All in all, this was a great one. Alternate realities and Star Trek have a real love/hate relationship. Sometimes they create some great drama – ie. “Mirror, Mirror,” “Twilight” and “City on the Edge of Forever.” Other times, it’s a real EPIC FAIL, as in “Storm Front” and “The Alternate Factor.” It’s been a while since I’ve seen the DS9 MU episodes, so I’m looking forward to those. And “Yesterday’s Enterprise.” Oh, and wasn’t there a movie or something that dealt with a weird alternate universe? I could have sworn I saw something like that . . .
Much as I love DS9, the MU is IMO its weakest part. They should have really stopped at the first one -
Crossover - when the MU was still scary and interesting, though I had problems with that one as well (namely, I am not buying that the Intendant is an alternate universe Kira Nerys - she just seems like a completely different character played by Nana Visitor; compare that to Mirror Spock - I am buying that Spock could turn out like that under different circumstances, in a universe such as the MU). The rest of them got sillier and sillier, it turned into an excuse for dressing up, overacting, silliness and girl on girl action - and don't get me started on the whole "evil lesbians and bisexuals" thing.

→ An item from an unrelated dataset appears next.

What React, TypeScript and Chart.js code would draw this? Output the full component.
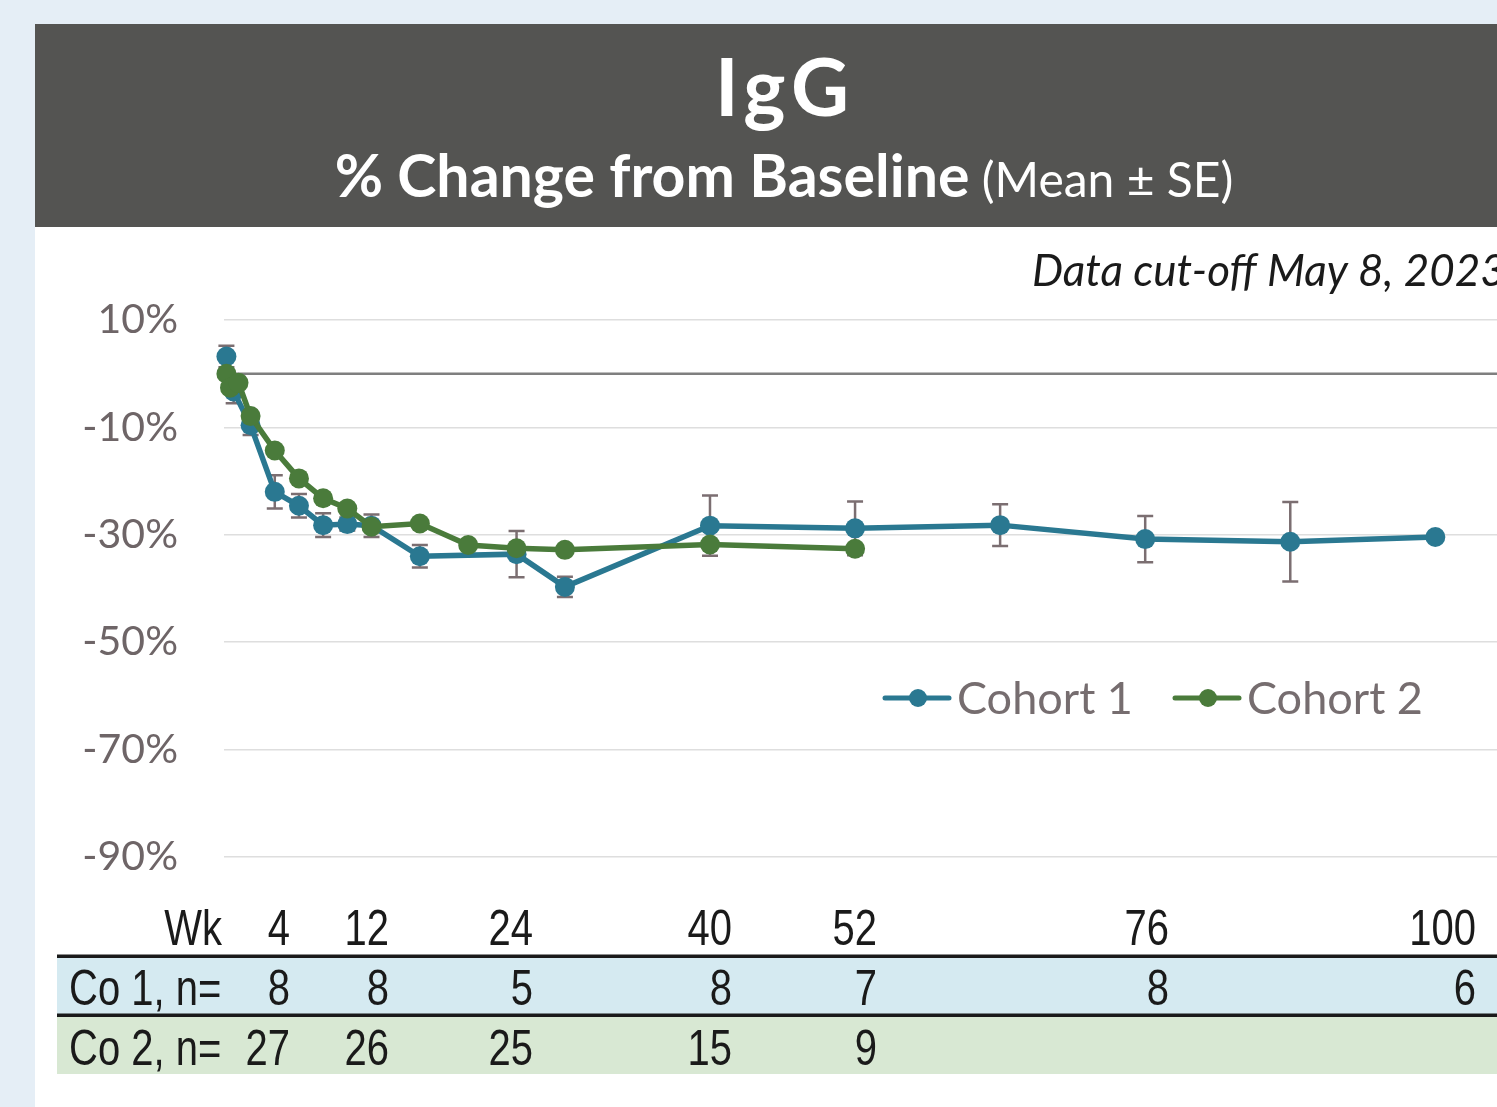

Originally, in TOS, the MU was interesting as it showed a dark version of our heroes, of Trek's Humanity, and of Federation - it introduced the idea that, under different circumstances, they could have turned out ruthless, cruel, barbaric, and a Human-lead galactic power could have been a conquering, oppressive empire. This is what makes TOS
Mirror, Mirror and ENT
In A Mirror Darkly great.
Crossover was somewhat interesting in that it subverted the optimistic ending of
Mirror Mirror, showing that Spock's rebellion might not have been a good thing for the Humans. But once the rebellion started, they should have just ended the MU storyline, as the MU had no point anymore. Humans were again the good guys fighting the evil Klingons and Cardassians. Well, how different and original.

I don't have to explain why that misses the whole point of the Mirror Universe, do I?
Trek literature offers a number of interesting alternate universes, though - check out the
Myriad Universes novellas, if you haven't already.